Reporting slows teams down when every useful summary has to be pulled from someone else. We rebuild that into a reporting system with AI-supported on-demand access, clearer calculation rules, and less manual reconciliation so decision-ready summaries are easier to get when the business actually needs them.
This fits solopreneurs, founder-led businesses, and lean finance or ops teams where reporting knowledge still sits with one spreadsheet owner, one finance lead, or one operator translating raw numbers into usable summaries for everyone else.
The problem this solves
Reporting breaks when access depends on the person who knows how the numbers are assembled.
The export exists. The sheet exists. The logic exists somewhere. But the team still has to ask the same person to refresh it, explain it, or turn it into something usable. A simple question becomes a chain of pings. The summary arrives late. Someone still has to double-check whether the source was current, the logic was applied correctly, or the final number means the same thing it meant last month.
That is how reporting becomes a bottleneck even when the data already exists.
What changes after implementation
Reporting stops being a private translation service. It becomes a clearer on-demand summary system.
Approved summaries become easier to request directly. Source rules get tighter. Calculation logic becomes more stable. Review boundaries stay where they matter, but access no longer depends on chasing the one person who knows how to pull the answer together.

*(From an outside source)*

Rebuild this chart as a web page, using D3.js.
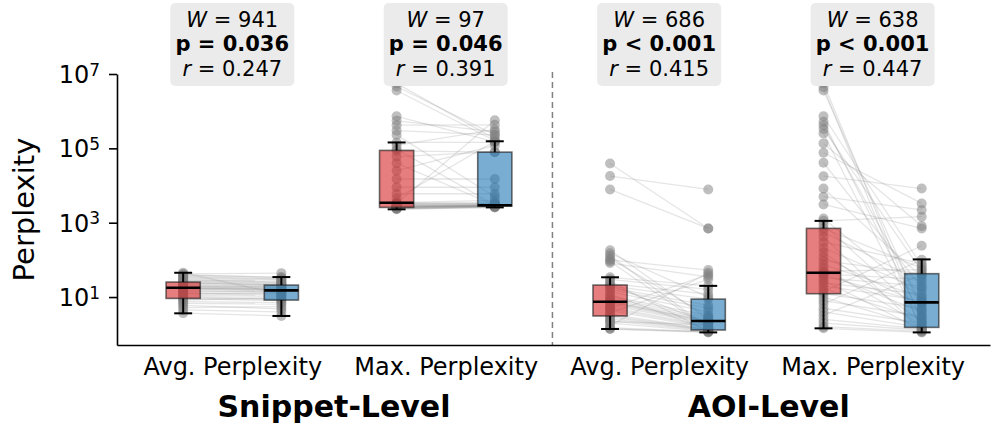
<!DOCTYPE html>
<html>
<head>
<meta charset="utf-8">
<script src="https://cdn.jsdelivr.net/npm/d3@7"></script>
<style>
  body { margin: 0; background: #fff; }
  text { font-family: "DejaVu Sans", sans-serif; }
</style>
</head>
<body>
<svg id="chart" width="997" height="433"></svg>
<script>
// categories and labels
var groups = ["Avg. Perplexity", "Max. Perplexity", "Avg. Perplexity", "Max. Perplexity"];
var levels = ["Snippet-Level", "AOI-Level"];
var statW = ["941", "97", "686", "638"];
var statP = ["= 0.036", "= 0.046", "< 0.001", "< 0.001"];
var statR = ["0.247", "0.391", "0.415", "0.447"];
var yTicks = [1e1, 1e3, 1e5, 1e7];

// box stats: [whisker low, q1, median, q3, whisker high]
var boxRed = [[3.65, 9.2, 17.8, 25.3, 45], [2290, 2580, 3430, 88000, 144000], [1.38, 3.1, 7.5, 21, 34], [1.44, 12.3, 45, 703, 1120]];
var boxBlue = [[3.1, 8.3, 15.1, 21, 34.5], [2580, 2800, 2950, 79000, 155000], [1.12, 1.3, 2.26, 8.8, 20], [1.12, 1.53, 7.2, 42.5, 103]];

// paired values per participant (red = left box, blue = right box)
var snipAvgRed = [3.7, 4.5, 5.2, 6.0, 6.8, 7.5, 8.3, 9.0, 9.5, 10.2, 11, 12, 12.5, 13, 14, 15, 16, 16.5, 17, 17.5, 18, 18.5, 19, 20, 21, 22, 23, 24, 25, 26, 27, 28, 30, 32, 34, 36, 38, 40, 42, 45];
var snipAvgBlue = [3.1, 4.0, 5.5, 4.8, 6.5, 7.0, 9.5, 8.0, 8.5, 9.0, 10.5, 13, 11, 12, 14, 13.5, 15, 18, 15, 15.5, 16, 20, 16.5, 17, 18.5, 19, 22, 20.5, 21, 23, 24, 27, 25, 28, 30, 31, 34.5, 33, 44, 12];

var snipMaxRed = [2290, 2350, 2400, 2450, 2500, 2550, 2580, 2600, 2650, 2700, 2750, 2800, 2850, 2900, 3000, 3100, 3200, 3300, 3400, 3450, 4500, 6000, 9000, 15000, 25000, 40000, 60000, 85000, 95000, 120000, 144000, 230000, 300000, 420000, 550000, 730000, 3600000, 4600000, 5600000, 3300];
var snipMaxBlue = [2580, 2600, 2650, 2700, 2750, 2800, 2800, 2800, 2850, 2850, 2900, 2900, 2950, 2950, 3000, 3100, 3200, 3300, 3400, 4000, 155000, 6000, 9000, 15000, 120000, 2950, 80000, 79000, 3000, 320000, 144000, 5000, 230000, 430000, 280000, 150000, 160000, 230000, 180000, 570000];

var aoiAvgRed = [1.38, 1.5, 1.7, 2.0, 2.3, 2.6, 2.9, 3.1, 3.4, 3.8, 4.3, 4.8, 5.3, 6.0, 6.7, 7.2, 7.5, 7.8, 8.5, 9.5, 10.5, 12, 14, 16, 18, 20, 21, 23, 26, 30, 34, 82, 90, 100, 110, 130, 150, 182, 7860, 18000, 39000, 1.4, 2.2, 5.0];
var aoiAvgBlue = [1.12, 1.15, 45, 1.2, 1.25, 1.3, 1.3, 1.35, 1.4, 30, 1.5, 1.6, 1.7, 1.9, 2.0, 2.1, 2.2, 2.3, 2.5, 2.8, 3.2, 1.3, 4, 5, 6, 8.8, 2.0, 12, 1.2, 16, 20, 35, 1.4, 53, 3, 1.5, 10, 2.5, 700, 7860, 700, 1.15, 1.8, 40];

var aoiMaxRed = [1.44, 1.6, 2.0, 2.5, 3.2, 4.0, 5.0, 6.5, 8.0, 10, 12.3, 14, 17, 20, 24, 28, 33, 38, 42, 45, 50, 60, 75, 95, 120, 160, 210, 300, 420, 560, 703, 900, 1120, 1300, 3100, 5000, 8300, 17800, 41000, 76000, 136000, 250000, 330000, 420000, 520000, 730000, 3600000, 4400000, 5600000];
var aoiMaxBlue = [1.12, 1.2, 1.3, 1.4, 40, 1.5, 2.0, 100, 3, 1.6, 5, 240, 2.5, 8, 12, 1.3, 20, 7.2, 30, 4, 55, 1.8, 10, 42, 6, 2.2, 15, 80, 1.25, 25, 60, 3.5, 1450, 9, 700, 2200, 35, 8300, 18, 3300, 810, 1.5, 50, 7, 2.8, 70, 4.5, 1.15, 2.0];

var redSets = [snipAvgRed, snipMaxRed, aoiAvgRed, aoiMaxRed];
var blueSets = [snipAvgBlue, snipMaxBlue, aoiAvgBlue, aoiMaxBlue];

var svg = d3.select("#chart");
var plotLeft = 117, plotRight = 990, plotTop = 74, plotBottom = 345;

var x = d3.scaleLinear().domain([-0.54, 3.55]).range([plotLeft, plotRight]);
var y = d3.scaleLog().domain([0.513, 1e7]).range([plotBottom, plotTop]);

var offset = 0.23, halfBox = 0.08, halfCap = 0.042;

// dashed separator between levels
svg.append("line")
    .attr("x1", x(1.5)).attr("x2", x(1.5))
    .attr("y1", plotTop - 2).attr("y2", plotBottom)
    .attr("stroke", "#808080").attr("stroke-width", 1.5)
    .attr("stroke-dasharray", "6,4");

// pair lines
var pairs = [];
for (var g = 0; g < 4; g++) {
    for (var j = 0; j < redSets[g].length; j++) {
        pairs.push({g: g, a: redSets[g][j], b: blueSets[g][j]});
    }
}
svg.append("g").selectAll("line")
    .data(pairs)
    .enter()
    .append("line")
    .attr("x1", function (d) { return x(d.g - offset); })
    .attr("x2", function (d) { return x(d.g + offset); })
    .attr("y1", function (d) { return y(d.a); })
    .attr("y2", function (d) { return y(d.b); })
    .attr("stroke", "#888")
    .attr("stroke-opacity", 0.22)
    .attr("stroke-width", 1.3);

// boxes
function drawBox(stats, xc, color) {
    var gb = svg.append("g");
    var x0 = x(xc - halfBox), x1 = x(xc + halfBox);
    gb.append("rect")
        .attr("x", x0).attr("width", x1 - x0)
        .attr("y", y(stats[3])).attr("height", y(stats[1]) - y(stats[3]))
        .attr("fill", color).attr("fill-opacity", 0.6)
        .attr("stroke", "#222").attr("stroke-opacity", 0.65).attr("stroke-width", 1.6);
    gb.append("line")
        .attr("x1", x(xc)).attr("x2", x(xc))
        .attr("y1", y(stats[3])).attr("y2", y(stats[4]))
        .attr("stroke", "#000").attr("stroke-width", 2);
    gb.append("line")
        .attr("x1", x(xc)).attr("x2", x(xc))
        .attr("y1", y(stats[1])).attr("y2", y(stats[0]))
        .attr("stroke", "#000").attr("stroke-width", 2);
    [stats[0], stats[4]].forEach(function (v) {
        gb.append("line")
            .attr("x1", x(xc - halfCap)).attr("x2", x(xc + halfCap))
            .attr("y1", y(v)).attr("y2", y(v))
            .attr("stroke", "#000").attr("stroke-width", 2);
    });
    gb.append("line")
        .attr("x1", x0).attr("x2", x1)
        .attr("y1", y(stats[2])).attr("y2", y(stats[2]))
        .attr("stroke", "#000").attr("stroke-width", 2.6);
}

// points
var pts = [];
pairs.forEach(function (d) {
    pts.push({xc: d.g - offset, v: d.a});
    pts.push({xc: d.g + offset, v: d.b});
});
svg.append("g").selectAll("circle")
    .data(pts)
    .enter()
    .append("circle")
    .attr("cx", function (d) { return x(d.xc); })
    .attr("cy", function (d) { return y(d.v); })
    .attr("r", 5)
    .attr("fill", "#808080")
    .attr("fill-opacity", 0.5);

for (var k = 0; k < 4; k++) {
    drawBox(boxRed[k], k - offset, "#d62728");
    drawBox(boxBlue[k], k + offset, "#1f77b4");
}

// y axis
var yAxis = svg.append("g")
    .attr("transform", "translate(" + plotLeft + ",0)")
    .call(d3.axisLeft(y).tickValues(yTicks).tickSize(8).tickSizeOuter(0).tickPadding(9).tickFormat(""));
yAxis.select(".domain").attr("stroke-width", 1.6);
yAxis.selectAll(".tick line").attr("stroke-width", 1.6);
yAxis.selectAll(".tick text").remove();
yAxis.selectAll(".tick").append("text")
    .attr("x", -17)
    .attr("dy", "0.36em")
    .attr("text-anchor", "end")
    .attr("fill", "#000")
    .style("font-size", "24px")
    .each(function (d) {
        var t = d3.select(this);
        t.append("tspan").text("10");
        t.append("tspan").attr("dy", "-0.45em").style("font-size", "17px")
            .text(Math.round(Math.log10(d)));
    });

svg.append("text")
    .attr("transform", "translate(34," + ((plotTop + plotBottom) / 2) + ") rotate(-90)")
    .attr("text-anchor", "middle")
    .style("font-size", "29px")
    .text("Perplexity");

// x axis
var xAxis = svg.append("g")
    .attr("transform", "translate(0," + plotBottom + ")")
    .call(d3.axisBottom(x).tickValues([0, 1, 2, 3]).tickSize(0).tickSizeOuter(0).tickPadding(13)
        .tickFormat(function (i) { return groups[i]; }));
xAxis.select(".domain").attr("stroke-width", 1.6);
xAxis.selectAll(".tick text").style("font-size", "24px").style("font-family", "DejaVu Sans");

svg.selectAll(".level")
    .data(levels)
    .enter()
    .append("text")
    .attr("class", "level")
    .attr("x", function (d, i) { return [0.335, 0.771][i] * 997; })
    .attr("y", 417)
    .attr("text-anchor", "middle")
    .style("font-size", "30px")
    .style("font-weight", "bold")
    .text(function (d) { return d; });

// stat annotations
var stat = svg.selectAll(".stat")
    .data(groups)
    .enter()
    .append("g")
    .attr("class", "stat")
    .attr("transform", function (d, i) { return "translate(" + x(i) + ",0)"; });
stat.append("rect")
    .attr("x", -62).attr("y", 3).attr("width", 124).attr("height", 83)
    .attr("rx", 5).attr("fill", "#ebebeb");
stat.append("text").attr("y", 27).attr("text-anchor", "middle").style("font-size", "21px")
    .each(function (d, i) {
        var t = d3.select(this);
        t.append("tspan").style("font-style", "italic").text("W");
        t.append("tspan").text(" = " + statW[i]);
    });
stat.append("text").attr("y", 51).attr("text-anchor", "middle").style("font-size", "21px")
    .style("font-weight", "bold")
    .text(function (d, i) { return "p " + statP[i]; });
stat.append("text").attr("y", 76).attr("text-anchor", "middle").style("font-size", "21px")
    .each(function (d, i) {
        var t = d3.select(this);
        t.append("tspan").style("font-style", "italic").text("r");
        t.append("tspan").text(" = " + statR[i]);
    });
</script>
</body>
</html>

The outcome is faster access to trusted summaries, less manual assembly, and less drag between a reporting question and a usable answer.
What we put in place
Typical implementation mix for this solution may include:
- connected systems and approved source flows that make recurring reporting inputs easier to reach and structure
- business rules and instructions that define how summaries are assembled, what counts as current, and where approval or review still applies
- assistants that help retrieve, package, and present approved reporting summaries on demand instead of forcing manual spreadsheet mediation every time
- review steps and approvals that protect trust when logic changes, inputs arrive late, or the request touches a sensitive reporting boundary
- reporting signals that show where summaries are delayed, manually rebuilt, or still too dependent on one owner
Common use cases
- leadership keeps asking for numbers that should already be easier to retrieve
- reporting exists, but only the builder knows how to refresh it safely
- finance or ops keeps acting as the manual translation layer between raw data and usable summaries
- recurring reporting requests are answered repeatedly by hand with slight variation each time
- the business wants easier access to trusted summaries without opening the door to self-serve reporting chaos
Best fit when
- the same reporting questions keep routing through one or two people
- the summary is usually available, but not easily accessible
- trust matters because inconsistent logic or stale inputs create decision risk
- the team needs on-demand reporting access without losing review boundaries
- you want less spreadsheet mediation and more direct access to approved summaries
What this is not
This is not deep financial interpretation.
This is not ad hoc exception handling.
This is not generic BI tooling implementation.
This is not open-ended self-serve data access without controls.
This is not the right page when the summaries are already accessible and the real problem is unusual case handling or deeper insight generation.